[begin DATASET EXTRACT]
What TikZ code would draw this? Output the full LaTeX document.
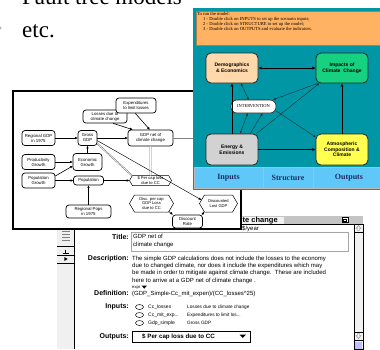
\documentclass[tikz,border=0pt]{standalone}
\usepackage{fontspec}
\setmainfont{Liberation Serif}
\setsansfont{Liberation Sans}
\usetikzlibrary{shapes.symbols,arrows.meta}

\definecolor{panelteal}{RGB}{0,150,166}
\definecolor{notebar}{RGB}{255,178,98}
\definecolor{demofill}{RGB}{255,216,172}
\definecolor{impactfill}{RGB}{22,210,128}
\definecolor{energyfill}{RGB}{210,210,210}
\definecolor{atmosfill}{RGB}{255,255,80}
\definecolor{tabfill}{RGB}{96,200,248}
\definecolor{tabink}{RGB}{28,44,100}
\definecolor{barfill}{RGB}{196,196,196}

\newcommand{\fsz}[2]{\fontsize{#1}{#2}\selectfont}

\tikzset{
  % influence diagram
  fbox/.style={draw, fill=white, rounded corners=3pt, line width=0.7pt,
    align=center, inner sep=0pt, font=\sffamily\fsz{4.3}{5}},
  fhex/.style={signal, signal to=west and east, signal pointer angle=120,
    draw, fill=white, line width=0.5pt, align=center, inner sep=0pt,
    font=\sffamily\fsz{4.1}{4.8}},
  fline/.style={-{Triangle[length=2.6pt,width=2.2pt]}, line width=0.6pt},
  % model overview panel
  tbox/.style={draw=black!85, line width=0.8pt, rounded corners=5pt,
    align=center, inner sep=0pt, minimum width=52pt, minimum height=30pt,
    font=\sffamily\bfseries\fsz{5}{5.6}},
  tthick/.style={line width=1pt, -{Triangle[length=3.2pt,width=2.8pt]}},
  tthin/.style={line width=0.35pt, draw=black!85, -{Triangle[length=2.4pt,width=2pt]}},
  note/.style={anchor=base west, inner sep=0pt, font=\fsz{4.6}{5}},
  tabcell/.style={draw=gray!55, line width=0.5pt, fill=tabfill},
  tablabel/.style={font=\bfseries\fsz{8}{8}, text=tabink, inner sep=0pt},
  % object window
  lbl/.style={anchor=base east, inner sep=0pt, font=\sffamily\bfseries\fsz{7}{8}},
  txt/.style={anchor=base west, inner sep=0pt, font=\sffamily\fsz{6}{7}},
  small/.style={anchor=base west, inner sep=0pt, font=\sffamily\fsz{5}{6}},
}

\begin{document}
\begin{tikzpicture}[x=1pt,y=-1pt]
\useasboundingbox[fill=white] (0,0) rectangle (380,349);

% ---- slide text ----
\node[anchor=base west, inner sep=0pt, font=\fsz{23}{23}] (fault) at (22,4) {Fault tree models};
\node[anchor=base west, inner sep=0pt, font=\fsz{23}{23}] (etc) at (22,37) {etc.};
\fill[gray!60] (0,28) circle (1.6pt);

% ---- object window (back) ----
\fill[white] (57,216) rectangle (363,349);
\fill[barfill] (57,216) rectangle (363,224);
\fill[white!90!gray] (241,216.5) rectangle (284,223.5);
\node[anchor=base west, inner sep=0pt,
  font=\sffamily\bfseries\fsz{7.5}{7.5}] (wtitle) at (242.5,222.2) {te change};
\draw[line width=0.4pt, fill=white] (342,217.5) rectangle (348,222.5);
\draw[line width=0.4pt, fill=white] (343.5,219) rectangle (346.5,221.5);
\draw[line width=0.5pt] (57,224) -- (363,224);
\draw[line width=0.8pt] (57,216) -- (57,349);

% side toolbar
\fill[gray!12] (57,224) rectangle (74,349);
\draw[line width=0.5pt] (74,224) -- (74,349);
\foreach \yy in {231,234,237,240} \draw[line width=0.5pt, gray] (62,\yy) -- (70,\yy);
\foreach \yy in {246,255,263} \draw[line width=0.4pt] (57,\yy) -- (74,\yy);
\draw[line width=0.5pt] (65.5,249.5) -- (65.5,253.3) (62.5,253.3) -- (68.5,253.3);
\fill (64.3,257) -- (67.6,259) -- (64.3,261) -- cycle;

% scroll bar
\draw[fill=gray!10, line width=0.5pt] (354,224) rectangle (363,349);
\draw[line width=0.4pt] (354,232) -- (363,232) (354,332) -- (363,332) (354,340.5) -- (363,340.5);
\draw[line width=0.4pt, gray] (358.5,225.5) -- (356,228.5) -- (357.5,228.5) -- (357.5,230.5)
  -- (359.5,230.5) -- (359.5,228.5) -- (361,228.5) -- cycle;
\draw[line width=0.4pt, gray] (358.5,338.5) -- (356,335.5) -- (357.5,335.5) -- (357.5,333.5)
  -- (359.5,333.5) -- (359.5,335.5) -- (361,335.5) -- cycle;
\fill[blue!25] (355,341.5) rectangle (362,349);

% object fields
\node[txt] (units) at (242,230.3) {\$/year};

\node[lbl] (ltitle) at (129,239.5) {Title:};
\draw[gray!70, line width=0.5pt] (131,232) rectangle (348,251);
\node[txt] (title1) at (133,238.5) {GDP net of};
\node[txt] (title2) at (133,246.5) {climate change};

\node[lbl] (ldesc) at (129,260.3) {Description:};
\node[txt] (d1) at (132,260.3) {The simple GDP calculations does not include the losses to the economy};
\node[txt] (d2) at (132,267.6) {due to changed climate, nor does it include the expenditures which may};
\node[txt] (d3) at (132,274.9) {be made in order to mitigate against climate change.\ \ These are included};
\node[txt] (d4) at (132,282.2) {here to arrive at a GDP net of climate change .};

\node[anchor=base west, inner sep=0pt, font=\sffamily\fsz{4.2}{5}] (expr) at (132,288.5) {expr};
\fill (141.5,285.6) -- (147,285.6) -- (144.25,288.6) -- cycle;

\node[lbl] (ldef) at (129,295.3) {Definition:};
\node[txt] (def) at (132,295.3) {(GDP\_Simple-Cc\_mit\_expen)/(CC\_losses\textasciicircum25)};

\node[lbl] (linp) at (129,308.8) {Inputs:};
\foreach \yy in {307,315,323} \draw[line width=0.5pt] (139.5,\yy) ellipse [x radius=4pt, y radius=2.5pt];
\node[small] (in1) at (148,308.7) {Cc\_losses};
\node[small] (in2) at (148,316.7) {Cc\_mit\_exp...};
\node[small] (in3) at (148,324.7) {Gdp\_simple};
\node[small, font=\sffamily\fsz{4.7}{6}] (in1d) at (187,308.7) {Losses due to climate change};
\node[small, font=\sffamily\fsz{4.7}{6}] (in2d) at (187,316.7) {Expenditures to limit los...};
\node[small, font=\sffamily\fsz{4.7}{6}] (in3d) at (187,324.7) {Gross GDP};

\node[lbl] (lout) at (129,338.5) {Outputs:};
\draw[line width=0.5pt, fill=white] (132,331) rectangle (250,342);
\draw[line width=1pt] (132.5,342.5) -- (250.5,342.5) -- (250.5,331.5);
\node[anchor=base west, inner sep=0pt, font=\sffamily\bfseries\fsz{6.2}{7}] (outsel) at (142,338.6) {\$ Per cap loss due to CC};
\fill (239.5,334.6) -- (246,334.6) -- (242.75,338) -- cycle;

% ---- influence diagram window ----
\draw[fill=white, line width=1.2pt] (13,91) rectangle (241,229);

\node[fbox, minimum width=33pt, minimum height=15pt] (rgdp) at (38.5,138) {Regional GDP\\in 1975};
\node[fbox, minimum width=19pt, minimum height=15pt] (ggdp) at (87.5,138) {Gross\\GDP};
\node[fbox, minimum width=44pt, minimum height=13pt] (loss) at (105,116.5) {Losses due to\\climate change};
\node[fbox, minimum width=40pt, minimum height=15pt] (expend) at (136,105.5) {Expenditures\\to limit losses};
\node[fbox, minimum width=45pt, minimum height=16pt] (gnet) at (150.5,138) {GDP net of\\climate change};
\node[fbox, minimum width=33pt, minimum height=15pt] (prod) at (38.5,162) {Productivity\\Growth};
\node[fbox, minimum width=29pt, minimum height=17pt] (econ) at (87.5,162) {Economic\\Growth};
\node[fbox, minimum width=33pt, minimum height=15pt] (popg) at (38.5,180.5) {Population\\Growth};
\node[fbox, minimum width=30pt, minimum height=9pt] (pop) at (88.5,180.5) {Population};
\node[fbox, minimum width=45pt, minimum height=13pt] (rpop) at (88.5,211.5) {Regional Pops\\in 1975};
\node[fhex, minimum width=42pt, minimum height=10pt] (percap) at (150.5,180.5) {\$ Per cap loss\\due to CC};
\node[fhex, minimum width=44pt, minimum height=17pt] (disc) at (151.5,203.5) {Disc. per cap\\GDP Loss\\due to CC};
\node[fhex, minimum width=38pt, minimum height=17pt] (dlost) at (218.5,203.5) {Discounted\\Lost GDP};
\node[fbox, minimum width=30pt, minimum height=13pt] (drate) at (187.5,221.5) {Discount\\Rate};
\coordinate (gout) at (205,138);

\draw[fline] (rgdp) -- (ggdp);
\draw[fline] (ggdp) -- (gnet);
\draw[fline] (prod) -- (econ);
\draw[fline] (popg.15) -- (econ.195);
\draw[fline] (popg) -- (pop);
\draw[fline] (econ) -- (ggdp);
\draw[fline] (rpop) -- (pop);
\draw[fline] (pop) -- (percap);
\draw[fline] (loss.-40) -- (gnet.155);
\draw[fline] (expend.-95) -- (gnet.95);
\draw[line width=0.5pt, gray, double=white, double distance=0.7pt] (gnet) -- (percap);
\draw[line width=0.4pt, gray!70!black, double=white, double distance=0.6pt] (ggdp.-30) -- (percap.165);
\draw[fline, line width=0.45pt] (ggdp.-15) -- (dlost.168);
\draw[fline] (disc.-25) -- (drate.155);
\draw[fline] (drate.25) -- (dlost.-150);
\draw[line width=0.5pt, gray] (gnet) -- (gout);

% ---- model overview panel (front) ----
\fill[panelteal] (193,8) rectangle (380,190);
\draw[fill=notebar, draw=notebar!70!black, line width=0.3pt] (196,11) rectangle (381,45);
\node[note] (n0) at (197,15.5) {To run the model:};
\node[note] (n1) at (203,20.5) {1 - Double click on INPUTS to set up the scenario inputs;};
\node[note] (n2) at (203,25.5) {2 - Double click on STRUCTURE to set up the model;};
\node[note] (n3) at (203,30.5) {3 - Double click on OUTPUTS and evaluate the indicators.};

\node[tbox, fill=demofill] (demo) at (232,68) {Demographics\\\& Economics};
\node[tbox, fill=impactfill] (impacts) at (342,68) {Impacts of\\Climate\ \ Change};
\node[draw=black!85, fill=white, line width=0.6pt, rounded corners=6pt, inner sep=0pt,
  minimum width=45pt, minimum height=13pt, font=\fsz{4.5}{5}] (interv) at (253.5,106.5) {INTERVENTION};
\node[tbox, fill=energyfill, minimum height=31pt] (energy) at (232,149.5) {Energy \&\\Emissions};
\node[tbox, fill=atmosfill, minimum height=31pt] (atmos) at (342,149.5) {Atmospheric\\Composition \&\\Climate};

\draw[tthick, {Triangle[length=3.2pt,width=2.8pt]}-{Triangle[length=3.2pt,width=2.8pt]}] (demo) -- (impacts);
\draw[tthick] (energy) -- (demo);
\draw[tthick] (atmos) -- (impacts);
\draw[tthick] (energy) -- (atmos);
\draw[tthin, {Triangle[length=2.4pt,width=2pt]}-{Triangle[length=2.4pt,width=2pt]}] (demo.-60) -- (interv.125);
\draw[tthin] (impacts.212) -- (interv.19);
\draw[tthin, {Triangle[length=2.4pt,width=2pt]}-{Triangle[length=2.4pt,width=2pt]}] (interv.230) -- (energy.63);
\draw[tthin] (energy.41) -- (interv.-37);
\draw[tthin] (energy.33) -- (impacts.214);
\draw[tthin] (interv.-11) -- (atmos.155);

\draw[tabcell] (194,167) rectangle (263,188);
\draw[tabcell] (263,167) rectangle (313,188);
\draw[tabcell] (313,167) rectangle (381,188);
\node[tablabel] (tin) at (228.5,178) {Inputs};
\node[tablabel] (tst) at (288,178) {Structure};
\node[tablabel] (tout) at (349,178) {Outputs};
\end{tikzpicture}
\end{document}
[end DATASET EXTRACT]
#### WHAT IS REQUIRED
Everything from the first line of the listing above through the line that contains "(0,28) circle (1.6pt);" is to be restated word for word, minus the pictures.

#### THE RESULT
What TikZ code would draw this? Output the full LaTeX document.
\documentclass[tikz,border=0pt]{standalone}
\usepackage{fontspec}
\setmainfont{Liberation Serif}
\setsansfont{Liberation Sans}
\usetikzlibrary{shapes.symbols,arrows.meta}

\definecolor{panelteal}{RGB}{0,150,166}
\definecolor{notebar}{RGB}{255,178,98}
\definecolor{demofill}{RGB}{255,216,172}
\definecolor{impactfill}{RGB}{22,210,128}
\definecolor{energyfill}{RGB}{210,210,210}
\definecolor{atmosfill}{RGB}{255,255,80}
\definecolor{tabfill}{RGB}{96,200,248}
\definecolor{tabink}{RGB}{28,44,100}
\definecolor{barfill}{RGB}{196,196,196}

\newcommand{\fsz}[2]{\fontsize{#1}{#2}\selectfont}

\tikzset{
  % influence diagram
  fbox/.style={draw, fill=white, rounded corners=3pt, line width=0.7pt,
    align=center, inner sep=0pt, font=\sffamily\fsz{4.3}{5}},
  fhex/.style={signal, signal to=west and east, signal pointer angle=120,
    draw, fill=white, line width=0.5pt, align=center, inner sep=0pt,
    font=\sffamily\fsz{4.1}{4.8}},
  fline/.style={-{Triangle[length=2.6pt,width=2.2pt]}, line width=0.6pt},
  % model overview panel
  tbox/.style={draw=black!85, line width=0.8pt, rounded corners=5pt,
    align=center, inner sep=0pt, minimum width=52pt, minimum height=30pt,
    font=\sffamily\bfseries\fsz{5}{5.6}},
  tthick/.style={line width=1pt, -{Triangle[length=3.2pt,width=2.8pt]}},
  tthin/.style={line width=0.35pt, draw=black!85, -{Triangle[length=2.4pt,width=2pt]}},
  note/.style={anchor=base west, inner sep=0pt, font=\fsz{4.6}{5}},
  tabcell/.style={draw=gray!55, line width=0.5pt, fill=tabfill},
  tablabel/.style={font=\bfseries\fsz{8}{8}, text=tabink, inner sep=0pt},
  % object window
  lbl/.style={anchor=base east, inner sep=0pt, font=\sffamily\bfseries\fsz{7}{8}},
  txt/.style={anchor=base west, inner sep=0pt, font=\sffamily\fsz{6}{7}},
  small/.style={anchor=base west, inner sep=0pt, font=\sffamily\fsz{5}{6}},
}

\begin{document}
\begin{tikzpicture}[x=1pt,y=-1pt]
\useasboundingbox[fill=white] (0,0) rectangle (380,349);

% ---- slide text ----
\node[anchor=base west, inner sep=0pt, font=\fsz{23}{23}] (fault) at (22,4) {Fault tree models};
\node[anchor=base west, inner sep=0pt, font=\fsz{23}{23}] (etc) at (22,37) {etc.};
\fill[gray!60] (0,28) circle (1.6pt);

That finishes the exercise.